12
votes

I have a function defined as

inline void vec_add(__m512d &v3, const __m512d &v1, const __m512d &v2) {
    v3 = _mm512_add_pd(v1, v2);
}

(the __m512d is a native data type mapping to SIMD registers on Intel MIC architecture)

As this function is rather short and gets invoked frequently, I'd like it to be inlined at every invocation. But Intel's compiler seems reluctant to inline this function, even after I use the -inline-forceinline and -O3 options. It reports that 'Forceinline not honored for call ...' while compiling. As I have to use some compiler specific features, e.g. the __m512d type, Intel compiler is my only option.

More Info:

The file structure is quite simple. The function vec_add is defined in a header file mic.h, which is included in another file test.cc. Function vec_add is just invoked repeatedly in a loop, and there're no function pointers involved. A simplified version of the code in test.cc looks like this

for (int i = 0; i < LENGTH; i += 8) {
    // a, b, c are arrays of doubles, and each SIMD register can hold 8 doubles
    __mm512d va = _mm512_load_pd(a + i); // load SIMD register from memory
    __mm512d vb = _mm512_load_pd(b + i); // ditto
    __mm512d vc;
    vec_add(vc, va, vb); // store SIMD register to memory
    _mm512_store_pd(c + i, vc);
}

I've tried all kinds of hints, like __attribute__((always_inline)),__forceinline, and compiler option -inline-forceinline, none of which worked yet.

Complete code

I've put all the relevant code together in a simplified form. You can try it out if you have a Intel compiler. Use option -Winline to view inline reports and -inline-forceinline to force inlining.

#include <stdio.h>
#include <stdlib.h>
#include <immintrin.h>

#define LEN (1<<20)

__attribute((target(mic)))
inline void vec_add(__m512d &v3, const __m512d &v1, const __m512d &v2) {
    v3 = _mm512_add_pd(v1, v2);
}

int main() {
    #pragma offload target(mic)
    {
        double *a = (double*)_mm_malloc(LEN*sizeof(double), 64);
        double *b = (double*)_mm_malloc(LEN*sizeof(double), 64);
        double *c = (double*)_mm_malloc(LEN*sizeof(double), 64);

        for (int i = 0; i < LEN; i++) {
            a[i] = (double)rand()/RAND_MAX;
            b[i] = (double)rand()/RAND_MAX;
        }

        for (int i = 0; i < LEN; i += 8) {
            __m512d va = _mm512_load_pd(a + i);
            __m512d vb = _mm512_load_pd(b + i);
            __m512d vc;
            vec_add(vc, va, vb);
            _mm512_store_pd(c + i, vc);
        }

        _mm_free(a);
        _mm_free(b);
        _mm_free(c);
    }
}

Configurations

  • Compiler: Intel compiler(ICC) 14.0.2
  • Compile options: -O3 -inline-forceinline -Winline

Do you have any idea why this function can't be inlined? And how can I get it inlined after all(I don't want to turn to macros)?

1
Are you perchance taking the address of the function somewhere?Frédéric Hamidi
Do you call the function in the same module?urzeit
Have you checked the assembly code if there is really a jump to your function?MikeMB
@MikeMB No I haven't checked the assembly. But I've tried converting this function to a macro, and got a noticeable performance boost. So I'm rather sure the function is not inlined.lei_z
@lei.april That sounds reasonable, which unfortunately means that I've no Idea, why the compiler doesn't want to inline the function. However, as you're already using compiler specific types in the function interfaces, I wonder, why you want to put the call to _mm512_add_pd inside a function in the first place?MikeMB

1 Answers

9
votes

For some reason the Intel Compiler doesn't do inlining of functions in offloaded code (I'm not all that familiar with the concept, so I don't know what the technical reason for this is). See effective-use-of-the-intel-compilers-offload-features for more information (just search for "inline").

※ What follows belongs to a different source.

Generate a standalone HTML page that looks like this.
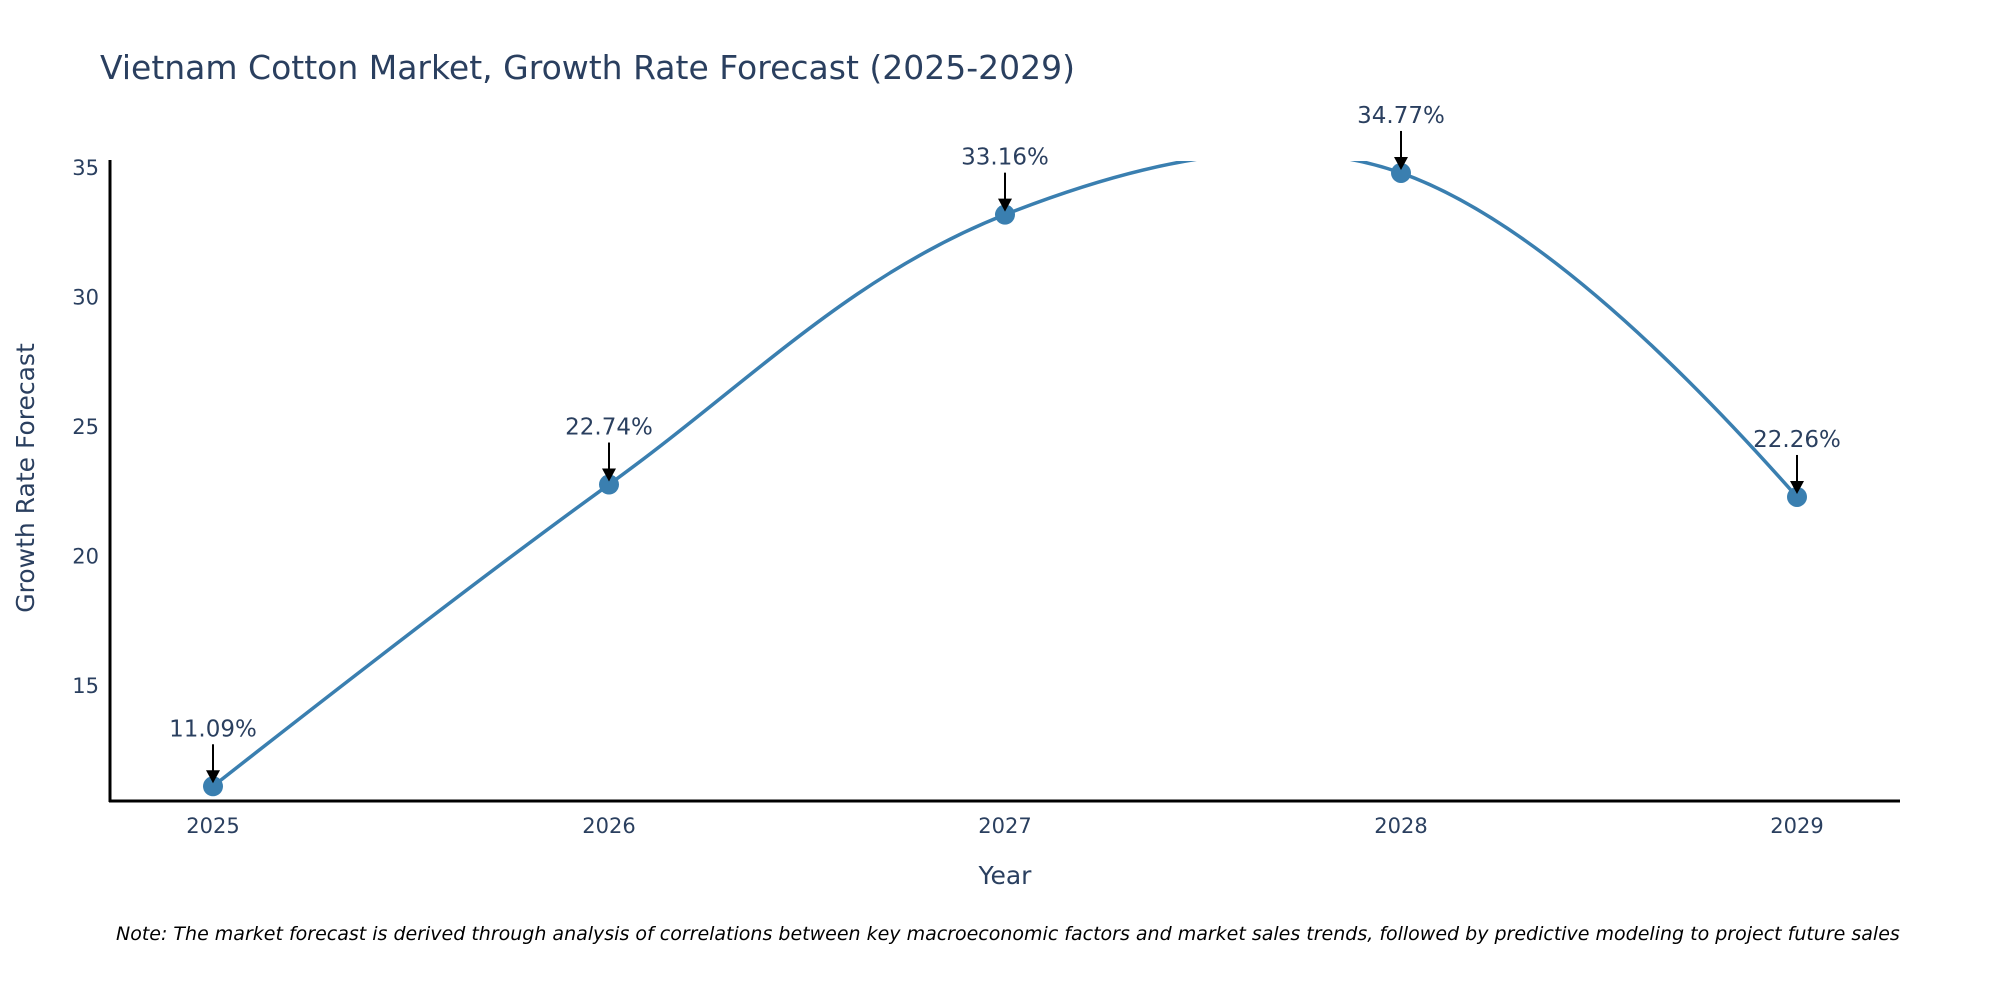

Quoting from the linked article:

Function Inlining into Offload Constructs

Sometimes inlining a function is necessary for optimum performance of the generated code. Functions called directly within a #pragma offload are not inlined by the compiler even if they are marked as inline. To enable optimum performance of code in offload regions, either manually inline functions, or place the entire offload construct into its own function.

...

One solution is to manually inline function f, as shown in function v2.

Another solution is to move the offload construct into its own function as shown in function v3.

If I understand this correctly, the best thing to do for you would be to place the loops into a separate function which is also marked with __attribute((target(mic))).